Objective: Drop the pictures, then extract the listing word for word.

Data excerpt:

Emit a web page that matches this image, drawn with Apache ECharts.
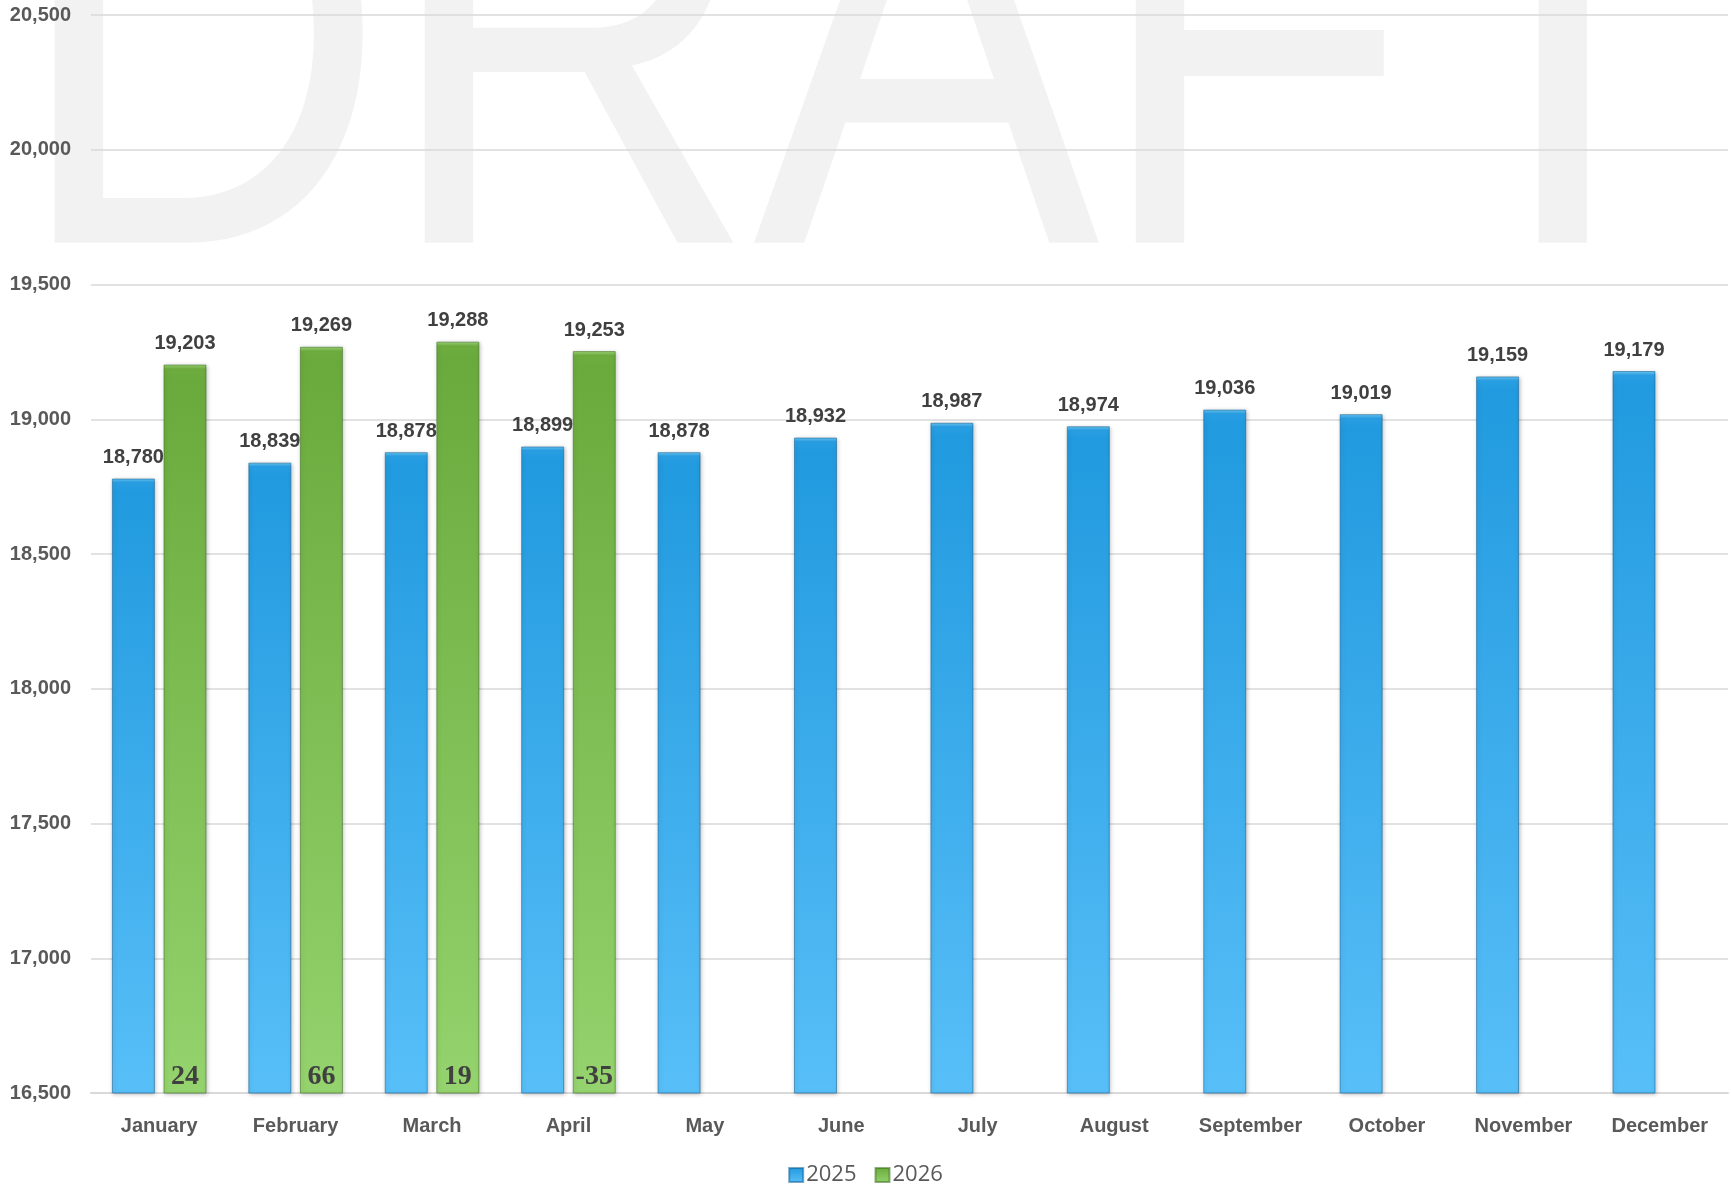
<!DOCTYPE html>
<html>
<head>
<meta charset="utf-8">
<title>Monthly totals 2025 vs 2026</title>
<script src="https://cdn.jsdelivr.net/npm/echarts@6/dist/echarts.min.js"></script>
<style>
  html, body { margin: 0; padding: 0; background: #ffffff; }
  #chart { width: 1731px; height: 1186px; }
</style>
</head>
<body>
<div id="chart"></div>
<script>
// Months on the category axis
const months = ['January', 'February', 'March', 'April', 'May', 'June',
  'July', 'August', 'September', 'October', 'November', 'December'];

// Monthly totals
const values2025 = [18780, 18839, 18878, 18899, 18878, 18932, 18987, 18974, 19036, 19019, 19159, 19179];
const values2026 = [19203, 19269, 19288, 19253, null, null, null, null, null, null, null, null];

// Month-over-month change written at the foot of each 2026 bar
const change2026 = [24, 66, 19, -35, null, null, null, null, null, null, null, null];

// Value axis range
const yMin = 16500;
const yMax = 20500;
const yStep = 500;

const fmt = v => Math.round(v).toString().replace(/\B(?=(\d{3})+(?!\d))/g, ',');

const sans = "'Liberation Sans', Arial, sans-serif";

const blueFill = new echarts.graphic.LinearGradient(0, 0, 0, 1, [
  { offset: 0, color: '#6fcbf6' },
  { offset: 0.006, color: '#2a9fe3' },
  { offset: 0.02, color: '#219adf' },
  { offset: 1, color: '#58bff8' }
]);
const greenFill = new echarts.graphic.LinearGradient(0, 0, 0, 1, [
  { offset: 0, color: '#9ed77a' },
  { offset: 0.006, color: '#6eac3f' },
  { offset: 0.02, color: '#6aaa3c' },
  { offset: 1, color: '#94d36d' }
]);

const barW = 43;
const barGap = '20%';

const chart = echarts.init(document.getElementById('chart'), null, { renderer: 'canvas' });

// Big faint watermark letters across the top (baseline at y = 240)
const markLetters = [
  { ch: 'D', x: 12 },
  { ch: 'R', x: 382 },
  { ch: 'A', x: 753 },
  { ch: 'F', x: 1093 },
  { ch: 'T', x: 1404 }
];

chart.setOption({
  backgroundColor: '#ffffff',
  animation: false,
  graphic: markLetters.map(l => ({
    type: 'text',
    z: -10,
    silent: true,
    x: l.x,
    y: 359,
    scaleY: 1.15,
    originX: 0,
    originY: -119,
    style: {
      text: l.ch,
      font: "520px 'Liberation Sans', Arial, sans-serif",
      fill: '#f2f2f2',
      verticalAlign: 'bottom'
    }
  })),
  grid: { left: 91, right: 3, top: 15, bottom: 93, containLabel: false },
  legend: {
    data: ['2025', '2026'],
    top: 1159,
    left: 'center',
    icon: 'rect',
    itemWidth: 14,
    itemHeight: 14,
    itemGap: 18,
    textStyle: { fontFamily: "'Open Sans', sans-serif", fontSize: 22, color: '#595959', padding: [0, 0, 0, -2] }
  },
  xAxis: [
    {
      type: 'category',
      data: months,
      axisTick: { show: false },
      axisLine: { show: true, lineStyle: { color: '#d9d9d9', width: 2 } },
      axisLabel: { fontFamily: sans, fontWeight: 'bold', fontSize: 20, color: '#595959', margin: 23 }
    },
    {
      type: 'category',
      data: months,
      show: false
    }
  ],
  yAxis: {
    type: 'value',
    min: yMin,
    max: yMax,
    interval: yStep,
    axisLine: { show: false },
    axisTick: { show: false },
    splitLine: { lineStyle: { color: '#d9d9d9', width: 1.5 } },
    axisLabel: {
      fontFamily: sans, fontWeight: 'bold', fontSize: 20, color: '#595959', margin: 20,
      formatter: v => fmt(v)
    }
  },
  series: [
    {
      name: '2025',
      type: 'bar',
      data: values2025,
      barWidth: barW,
      barGap: barGap,
      itemStyle: {
        color: blueFill,
        borderColor: 'rgba(16, 96, 150, 0.55)',
        borderWidth: 1,
        shadowColor: 'rgba(0, 0, 0, 0.25)',
        shadowBlur: 4,
        shadowOffsetX: 1,
        shadowOffsetY: 1
      },
      label: {
        show: true, position: 'top', distance: 11,
        fontFamily: sans, fontWeight: 'bold', fontSize: 20, color: '#404040',
        formatter: p => fmt(p.value)
      }
    },
    {
      name: '2026',
      type: 'bar',
      data: values2026,
      barWidth: barW,
      barGap: barGap,
      itemStyle: {
        color: greenFill,
        borderColor: 'rgba(60, 110, 30, 0.55)',
        borderWidth: 1,
        shadowColor: 'rgba(0, 0, 0, 0.25)',
        shadowBlur: 4,
        shadowOffsetX: 1,
        shadowOffsetY: 1
      },
      label: {
        show: true, position: 'top', distance: 11,
        fontFamily: sans, fontWeight: 'bold', fontSize: 20, color: '#404040',
        formatter: p => (p.value == null ? '' : fmt(p.value))
      }
    },
    // Companion pair on the hidden axis: keeps the same slots so the change
    // figures sit at the foot of the 2026 bars
    {
      name: 'slot',
      type: 'bar',
      xAxisIndex: 1,
      data: values2025.map(() => null),
      barWidth: barW,
      barGap: barGap,
      silent: true
    },
    {
      name: 'change',
      type: 'bar',
      xAxisIndex: 1,
      data: values2026,
      barWidth: barW,
      barGap: barGap,
      silent: true,
      z: 5,
      itemStyle: { color: 'rgba(0,0,0,0)' },
      label: {
        show: true,
        position: 'insideBottom',
        distance: 2,
        fontFamily: "'Liberation Serif', 'DejaVu Serif', serif",
        fontWeight: 'bold',
        fontSize: 28,
        color: '#404040',
        formatter: p => (change2026[p.dataIndex] == null ? '' : String(change2026[p.dataIndex]))
      }
    }
  ]
});
</script>
</body>
</html>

Finished answer:
Emit a web page that matches this image, drawn with Apache ECharts.
<!DOCTYPE html>
<html>
<head>
<meta charset="utf-8">
<title>Monthly totals 2025 vs 2026</title>
<script src="https://cdn.jsdelivr.net/npm/echarts@6/dist/echarts.min.js"></script>
<style>
  html, body { margin: 0; padding: 0; background: #ffffff; }
  #chart { width: 1731px; height: 1186px; }
</style>
</head>
<body>
<div id="chart"></div>
<script>
// Months on the category axis
const months = ['January', 'February', 'March', 'April', 'May', 'June',
  'July', 'August', 'September', 'October', 'November', 'December'];

// Monthly totals
const values2025 = [18780, 18839, 18878, 18899, 18878, 18932, 18987, 18974, 19036, 19019, 19159, 19179];
const values2026 = [19203, 19269, 19288, 19253, null, null, null, null, null, null, null, null];

// Month-over-month change written at the foot of each 2026 bar
const change2026 = [24, 66, 19, -35, null, null, null, null, null, null, null, null];

// Value axis range
const yMin = 16500;
const yMax = 20500;
const yStep = 500;

const fmt = v => Math.round(v).toString().replace(/\B(?=(\d{3})+(?!\d))/g, ',');

const sans = "'Liberation Sans', Arial, sans-serif";

const blueFill = new echarts.graphic.LinearGradient(0, 0, 0, 1, [
  { offset: 0, color: '#6fcbf6' },
  { offset: 0.006, color: '#2a9fe3' },
  { offset: 0.02, color: '#219adf' },
  { offset: 1, color: '#58bff8' }
]);
const greenFill = new echarts.graphic.LinearGradient(0, 0, 0, 1, [
  { offset: 0, color: '#9ed77a' },
  { offset: 0.006, color: '#6eac3f' },
  { offset: 0.02, color: '#6aaa3c' },
  { offset: 1, color: '#94d36d' }
]);

const barW = 43;
const barGap = '20%';

const chart = echarts.init(document.getElementById('chart'), null, { renderer: 'canvas' });

// Big faint watermark letters across the top (baseline at y = 240)
const markLetters = [
  { ch: 'D', x: 12 },
  { ch: 'R', x: 382 },
  { ch: 'A', x: 753 },
  { ch: 'F', x: 1093 },
  { ch: 'T', x: 1404 }
];

chart.setOption({
  backgroundColor: '#ffffff',
  animation: false,
  graphic: markLetters.map(l => ({
    type: 'text',
    z: -10,
    silent: true,
    x: l.x,
    y: 359,
    scaleY: 1.15,
    originX: 0,
    originY: -119,
    style: {
      text: l.ch,
      font: "520px 'Liberation Sans', Arial, sans-serif",
      fill: '#f2f2f2',
      verticalAlign: 'bottom'
    }
  })),
  grid: { left: 91, right: 3, top: 15, bottom: 93, containLabel: false },
  legend: {
    data: ['2025', '2026'],
    top: 1159,
    left: 'center',
    icon: 'rect',
    itemWidth: 14,
    itemHeight: 14,
    itemGap: 18,
    textStyle: { fontFamily: "'Open Sans', sans-serif", fontSize: 22, color: '#595959', padding: [0, 0, 0, -2] }
  },
  xAxis: [
    {
      type: 'category',
      data: months,
      axisTick: { show: false },
      axisLine: { show: true, lineStyle: { color: '#d9d9d9', width: 2 } },
      axisLabel: { fontFamily: sans, fontWeight: 'bold', fontSize: 20, color: '#595959', margin: 23 }
    },
    {
      type: 'category',
      data: months,
      show: false
    }
  ],
  yAxis: {
    type: 'value',
    min: yMin,
    max: yMax,
    interval: yStep,
    axisLine: { show: false },
    axisTick: { show: false },
    splitLine: { lineStyle: { color: '#d9d9d9', width: 1.5 } },
    axisLabel: {
      fontFamily: sans, fontWeight: 'bold', fontSize: 20, color: '#595959', margin: 20,
      formatter: v => fmt(v)
    }
  },
  series: [
    {
      name: '2025',
      type: 'bar',
      data: values2025,
      barWidth: barW,
      barGap: barGap,
      itemStyle: {
        color: blueFill,
        borderColor: 'rgba(16, 96, 150, 0.55)',
        borderWidth: 1,
        shadowColor: 'rgba(0, 0, 0, 0.25)',
        shadowBlur: 4,
        shadowOffsetX: 1,
        shadowOffsetY: 1
      },
      label: {
        show: true, position: 'top', distance: 11,
        fontFamily: sans, fontWeight: 'bold', fontSize: 20, color: '#404040',
        formatter: p => fmt(p.value)
      }
    },
    {
      name: '2026',
      type: 'bar',
      data: values2026,
      barWidth: barW,
      barGap: barGap,
      itemStyle: {
        color: greenFill,
        borderColor: 'rgba(60, 110, 30, 0.55)',
        borderWidth: 1,
        shadowColor: 'rgba(0, 0, 0, 0.25)',
        shadowBlur: 4,
        shadowOffsetX: 1,
        shadowOffsetY: 1
      },
      label: {
        show: true, position: 'top', distance: 11,
        fontFamily: sans, fontWeight: 'bold', fontSize: 20, color: '#404040',
        formatter: p => (p.value == null ? '' : fmt(p.value))
      }
    },
    // Companion pair on the hidden axis: keeps the same slots so the change
    // figures sit at the foot of the 2026 bars
    {
      name: 'slot',
      type: 'bar',
      xAxisIndex: 1,
      data: values2025.map(() => null),
      barWidth: barW,
      barGap: barGap,
      silent: true
    },
    {
      name: 'change',
      type: 'bar',
      xAxisIndex: 1,
      data: values2026,
      barWidth: barW,
      barGap: barGap,
      silent: true,
      z: 5,
      itemStyle: { color: 'rgba(0,0,0,0)' },
      label: {
        show: true,
        position: 'insideBottom',
        distance: 2,
        fontFamily: "'Liberation Serif', 'DejaVu Serif', serif",
        fontWeight: 'bold',
        fontSize: 28,
        color: '#404040',
        formatter: p => (change2026[p.dataIndex] == null ? '' : String(change2026[p.dataIndex]))
      }
    }
  ]
});
</script>
</body>
</html>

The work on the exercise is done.